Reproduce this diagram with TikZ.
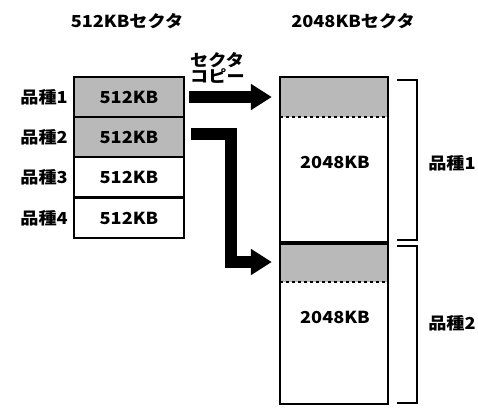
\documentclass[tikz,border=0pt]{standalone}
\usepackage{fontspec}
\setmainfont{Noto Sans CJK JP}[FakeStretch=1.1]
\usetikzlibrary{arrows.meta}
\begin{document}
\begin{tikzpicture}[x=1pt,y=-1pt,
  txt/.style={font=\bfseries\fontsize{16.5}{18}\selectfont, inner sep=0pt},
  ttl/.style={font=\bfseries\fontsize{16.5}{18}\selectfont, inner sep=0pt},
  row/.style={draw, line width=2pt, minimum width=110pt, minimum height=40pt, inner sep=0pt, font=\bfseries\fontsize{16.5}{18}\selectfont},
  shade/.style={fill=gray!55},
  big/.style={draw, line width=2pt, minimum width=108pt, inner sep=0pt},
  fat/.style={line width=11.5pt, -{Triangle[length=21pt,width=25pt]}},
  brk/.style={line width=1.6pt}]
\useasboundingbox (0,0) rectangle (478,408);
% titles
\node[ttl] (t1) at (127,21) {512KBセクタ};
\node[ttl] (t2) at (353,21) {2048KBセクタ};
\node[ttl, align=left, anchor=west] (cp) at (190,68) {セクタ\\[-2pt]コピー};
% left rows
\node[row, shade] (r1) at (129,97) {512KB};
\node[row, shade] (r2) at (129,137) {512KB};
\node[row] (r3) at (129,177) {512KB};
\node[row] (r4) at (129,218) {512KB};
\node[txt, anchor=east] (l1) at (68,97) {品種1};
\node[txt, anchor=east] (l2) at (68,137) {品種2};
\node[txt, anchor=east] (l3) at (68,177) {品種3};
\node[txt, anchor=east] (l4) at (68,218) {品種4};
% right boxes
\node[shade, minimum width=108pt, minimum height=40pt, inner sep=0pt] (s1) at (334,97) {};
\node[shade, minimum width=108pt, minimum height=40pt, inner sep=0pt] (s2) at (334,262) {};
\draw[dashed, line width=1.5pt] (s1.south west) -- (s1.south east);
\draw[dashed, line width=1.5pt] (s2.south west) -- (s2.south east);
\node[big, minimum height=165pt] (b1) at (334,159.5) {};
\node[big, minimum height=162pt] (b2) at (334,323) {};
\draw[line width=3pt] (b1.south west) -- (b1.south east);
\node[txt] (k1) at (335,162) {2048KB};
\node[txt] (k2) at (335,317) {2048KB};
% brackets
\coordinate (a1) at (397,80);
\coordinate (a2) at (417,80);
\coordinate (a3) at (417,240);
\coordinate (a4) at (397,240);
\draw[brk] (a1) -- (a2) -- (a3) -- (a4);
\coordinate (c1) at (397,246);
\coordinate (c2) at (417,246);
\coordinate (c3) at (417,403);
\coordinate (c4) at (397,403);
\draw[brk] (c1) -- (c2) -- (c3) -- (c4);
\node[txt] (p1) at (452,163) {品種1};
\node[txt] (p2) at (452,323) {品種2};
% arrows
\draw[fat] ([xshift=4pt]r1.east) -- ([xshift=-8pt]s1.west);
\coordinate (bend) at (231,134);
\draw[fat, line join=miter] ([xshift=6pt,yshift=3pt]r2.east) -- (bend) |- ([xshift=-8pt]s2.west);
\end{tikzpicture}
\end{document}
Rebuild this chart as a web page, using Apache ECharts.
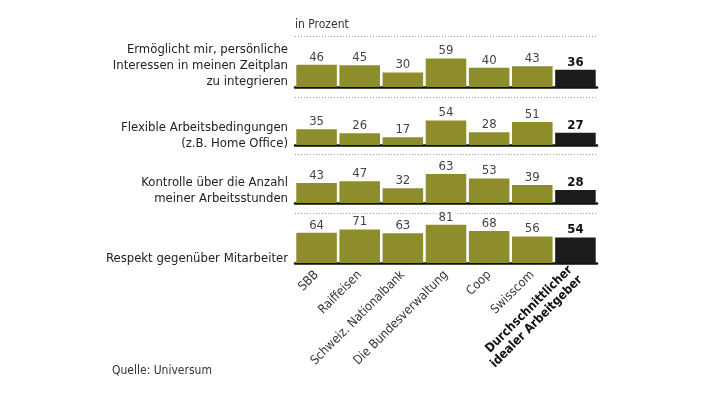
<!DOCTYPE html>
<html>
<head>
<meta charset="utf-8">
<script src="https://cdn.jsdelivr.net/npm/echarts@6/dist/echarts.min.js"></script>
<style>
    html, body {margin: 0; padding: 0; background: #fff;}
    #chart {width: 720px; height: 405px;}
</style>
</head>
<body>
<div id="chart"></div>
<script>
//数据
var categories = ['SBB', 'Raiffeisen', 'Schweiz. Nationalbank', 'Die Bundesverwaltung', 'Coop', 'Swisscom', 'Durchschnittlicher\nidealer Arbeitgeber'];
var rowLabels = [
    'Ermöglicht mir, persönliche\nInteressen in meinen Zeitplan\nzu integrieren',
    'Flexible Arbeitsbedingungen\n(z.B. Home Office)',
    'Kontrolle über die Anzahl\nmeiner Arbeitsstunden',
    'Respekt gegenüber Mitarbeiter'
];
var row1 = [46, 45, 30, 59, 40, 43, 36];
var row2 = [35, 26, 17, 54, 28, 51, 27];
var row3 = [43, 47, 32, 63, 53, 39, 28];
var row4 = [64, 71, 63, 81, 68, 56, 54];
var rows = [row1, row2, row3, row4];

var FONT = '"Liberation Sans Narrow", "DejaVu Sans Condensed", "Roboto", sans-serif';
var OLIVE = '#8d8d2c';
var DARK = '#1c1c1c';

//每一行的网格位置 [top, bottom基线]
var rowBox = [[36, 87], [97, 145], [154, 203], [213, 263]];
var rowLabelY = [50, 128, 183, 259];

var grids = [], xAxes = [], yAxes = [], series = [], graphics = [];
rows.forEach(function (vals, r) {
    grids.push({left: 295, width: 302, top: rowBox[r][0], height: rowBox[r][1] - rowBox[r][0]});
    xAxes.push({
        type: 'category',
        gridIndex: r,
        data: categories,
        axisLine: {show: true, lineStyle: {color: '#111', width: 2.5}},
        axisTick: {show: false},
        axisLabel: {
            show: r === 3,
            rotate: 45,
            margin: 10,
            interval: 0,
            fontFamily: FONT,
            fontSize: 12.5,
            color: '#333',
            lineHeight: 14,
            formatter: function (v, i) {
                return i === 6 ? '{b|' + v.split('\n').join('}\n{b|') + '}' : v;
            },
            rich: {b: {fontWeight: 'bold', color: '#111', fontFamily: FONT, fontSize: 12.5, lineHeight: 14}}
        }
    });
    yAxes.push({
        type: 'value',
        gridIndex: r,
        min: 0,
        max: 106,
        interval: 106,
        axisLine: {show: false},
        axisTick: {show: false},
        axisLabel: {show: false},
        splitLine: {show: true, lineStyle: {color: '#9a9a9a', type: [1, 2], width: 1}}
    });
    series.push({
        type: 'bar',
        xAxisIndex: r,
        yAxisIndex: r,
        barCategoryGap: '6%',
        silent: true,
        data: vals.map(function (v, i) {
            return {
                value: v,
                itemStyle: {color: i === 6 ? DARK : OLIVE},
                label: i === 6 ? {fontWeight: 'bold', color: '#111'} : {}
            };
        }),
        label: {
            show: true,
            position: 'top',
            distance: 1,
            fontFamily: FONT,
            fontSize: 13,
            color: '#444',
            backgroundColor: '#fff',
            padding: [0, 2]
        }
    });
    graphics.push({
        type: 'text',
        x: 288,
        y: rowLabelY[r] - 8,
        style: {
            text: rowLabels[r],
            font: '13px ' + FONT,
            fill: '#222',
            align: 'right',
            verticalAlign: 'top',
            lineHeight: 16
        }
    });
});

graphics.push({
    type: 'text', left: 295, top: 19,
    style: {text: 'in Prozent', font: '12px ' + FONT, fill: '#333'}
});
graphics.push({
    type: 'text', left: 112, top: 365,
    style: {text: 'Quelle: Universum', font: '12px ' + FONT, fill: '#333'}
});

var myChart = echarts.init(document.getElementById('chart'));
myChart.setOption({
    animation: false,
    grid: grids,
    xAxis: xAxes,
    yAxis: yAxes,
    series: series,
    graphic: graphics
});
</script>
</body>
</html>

════════════════════

** What the exercise asks **
Transcribe the full listing above exactly, with the images removed.

** Written answer **
Reproduce this diagram with TikZ.
\documentclass[tikz,border=0pt]{standalone}
\usepackage{fontspec}
\setmainfont{Noto Sans CJK JP}[FakeStretch=1.1]
\usetikzlibrary{arrows.meta}
\begin{document}
\begin{tikzpicture}[x=1pt,y=-1pt,
  txt/.style={font=\bfseries\fontsize{16.5}{18}\selectfont, inner sep=0pt},
  ttl/.style={font=\bfseries\fontsize{16.5}{18}\selectfont, inner sep=0pt},
  row/.style={draw, line width=2pt, minimum width=110pt, minimum height=40pt, inner sep=0pt, font=\bfseries\fontsize{16.5}{18}\selectfont},
  shade/.style={fill=gray!55},
  big/.style={draw, line width=2pt, minimum width=108pt, inner sep=0pt},
  fat/.style={line width=11.5pt, -{Triangle[length=21pt,width=25pt]}},
  brk/.style={line width=1.6pt}]
\useasboundingbox (0,0) rectangle (478,408);
% titles
\node[ttl] (t1) at (127,21) {512KBセクタ};
\node[ttl] (t2) at (353,21) {2048KBセクタ};
\node[ttl, align=left, anchor=west] (cp) at (190,68) {セクタ\\[-2pt]コピー};
% left rows
\node[row, shade] (r1) at (129,97) {512KB};
\node[row, shade] (r2) at (129,137) {512KB};
\node[row] (r3) at (129,177) {512KB};
\node[row] (r4) at (129,218) {512KB};
\node[txt, anchor=east] (l1) at (68,97) {品種1};
\node[txt, anchor=east] (l2) at (68,137) {品種2};
\node[txt, anchor=east] (l3) at (68,177) {品種3};
\node[txt, anchor=east] (l4) at (68,218) {品種4};
% right boxes
\node[shade, minimum width=108pt, minimum height=40pt, inner sep=0pt] (s1) at (334,97) {};
\node[shade, minimum width=108pt, minimum height=40pt, inner sep=0pt] (s2) at (334,262) {};
\draw[dashed, line width=1.5pt] (s1.south west) -- (s1.south east);
\draw[dashed, line width=1.5pt] (s2.south west) -- (s2.south east);
\node[big, minimum height=165pt] (b1) at (334,159.5) {};
\node[big, minimum height=162pt] (b2) at (334,323) {};
\draw[line width=3pt] (b1.south west) -- (b1.south east);
\node[txt] (k1) at (335,162) {2048KB};
\node[txt] (k2) at (335,317) {2048KB};
% brackets
\coordinate (a1) at (397,80);
\coordinate (a2) at (417,80);
\coordinate (a3) at (417,240);
\coordinate (a4) at (397,240);
\draw[brk] (a1) -- (a2) -- (a3) -- (a4);
\coordinate (c1) at (397,246);
\coordinate (c2) at (417,246);
\coordinate (c3) at (417,403);
\coordinate (c4) at (397,403);
\draw[brk] (c1) -- (c2) -- (c3) -- (c4);
\node[txt] (p1) at (452,163) {品種1};
\node[txt] (p2) at (452,323) {品種2};
% arrows
\draw[fat] ([xshift=4pt]r1.east) -- ([xshift=-8pt]s1.west);
\coordinate (bend) at (231,134);
\draw[fat, line join=miter] ([xshift=6pt,yshift=3pt]r2.east) -- (bend) |- ([xshift=-8pt]s2.west);
\end{tikzpicture}
\end{document}
Rebuild this chart as a web page, using Apache ECharts.
<!DOCTYPE html>
<html>
<head>
<meta charset="utf-8">
<script src="https://cdn.jsdelivr.net/npm/echarts@6/dist/echarts.min.js"></script>
<style>
    html, body {margin: 0; padding: 0; background: #fff;}
    #chart {width: 720px; height: 405px;}
</style>
</head>
<body>
<div id="chart"></div>
<script>
//数据
var categories = ['SBB', 'Raiffeisen', 'Schweiz. Nationalbank', 'Die Bundesverwaltung', 'Coop', 'Swisscom', 'Durchschnittlicher\nidealer Arbeitgeber'];
var rowLabels = [
    'Ermöglicht mir, persönliche\nInteressen in meinen Zeitplan\nzu integrieren',
    'Flexible Arbeitsbedingungen\n(z.B. Home Office)',
    'Kontrolle über die Anzahl\nmeiner Arbeitsstunden',
    'Respekt gegenüber Mitarbeiter'
];
var row1 = [46, 45, 30, 59, 40, 43, 36];
var row2 = [35, 26, 17, 54, 28, 51, 27];
var row3 = [43, 47, 32, 63, 53, 39, 28];
var row4 = [64, 71, 63, 81, 68, 56, 54];
var rows = [row1, row2, row3, row4];

var FONT = '"Liberation Sans Narrow", "DejaVu Sans Condensed", "Roboto", sans-serif';
var OLIVE = '#8d8d2c';
var DARK = '#1c1c1c';

//每一行的网格位置 [top, bottom基线]
var rowBox = [[36, 87], [97, 145], [154, 203], [213, 263]];
var rowLabelY = [50, 128, 183, 259];

var grids = [], xAxes = [], yAxes = [], series = [], graphics = [];
rows.forEach(function (vals, r) {
    grids.push({left: 295, width: 302, top: rowBox[r][0], height: rowBox[r][1] - rowBox[r][0]});
    xAxes.push({
        type: 'category',
        gridIndex: r,
        data: categories,
        axisLine: {show: true, lineStyle: {color: '#111', width: 2.5}},
        axisTick: {show: false},
        axisLabel: {
            show: r === 3,
            rotate: 45,
            margin: 10,
            interval: 0,
            fontFamily: FONT,
            fontSize: 12.5,
            color: '#333',
            lineHeight: 14,
            formatter: function (v, i) {
                return i === 6 ? '{b|' + v.split('\n').join('}\n{b|') + '}' : v;
            },
            rich: {b: {fontWeight: 'bold', color: '#111', fontFamily: FONT, fontSize: 12.5, lineHeight: 14}}
        }
    });
    yAxes.push({
        type: 'value',
        gridIndex: r,
        min: 0,
        max: 106,
        interval: 106,
        axisLine: {show: false},
        axisTick: {show: false},
        axisLabel: {show: false},
        splitLine: {show: true, lineStyle: {color: '#9a9a9a', type: [1, 2], width: 1}}
    });
    series.push({
        type: 'bar',
        xAxisIndex: r,
        yAxisIndex: r,
        barCategoryGap: '6%',
        silent: true,
        data: vals.map(function (v, i) {
            return {
                value: v,
                itemStyle: {color: i === 6 ? DARK : OLIVE},
                label: i === 6 ? {fontWeight: 'bold', color: '#111'} : {}
            };
        }),
        label: {
            show: true,
            position: 'top',
            distance: 1,
            fontFamily: FONT,
            fontSize: 13,
            color: '#444',
            backgroundColor: '#fff',
            padding: [0, 2]
        }
    });
    graphics.push({
        type: 'text',
        x: 288,
        y: rowLabelY[r] - 8,
        style: {
            text: rowLabels[r],
            font: '13px ' + FONT,
            fill: '#222',
            align: 'right',
            verticalAlign: 'top',
            lineHeight: 16
        }
    });
});

graphics.push({
    type: 'text', left: 295, top: 19,
    style: {text: 'in Prozent', font: '12px ' + FONT, fill: '#333'}
});
graphics.push({
    type: 'text', left: 112, top: 365,
    style: {text: 'Quelle: Universum', font: '12px ' + FONT, fill: '#333'}
});

var myChart = echarts.init(document.getElementById('chart'));
myChart.setOption({
    animation: false,
    grid: grids,
    xAxis: xAxes,
    yAxis: yAxes,
    series: series,
    graphic: graphics
});
</script>
</body>
</html>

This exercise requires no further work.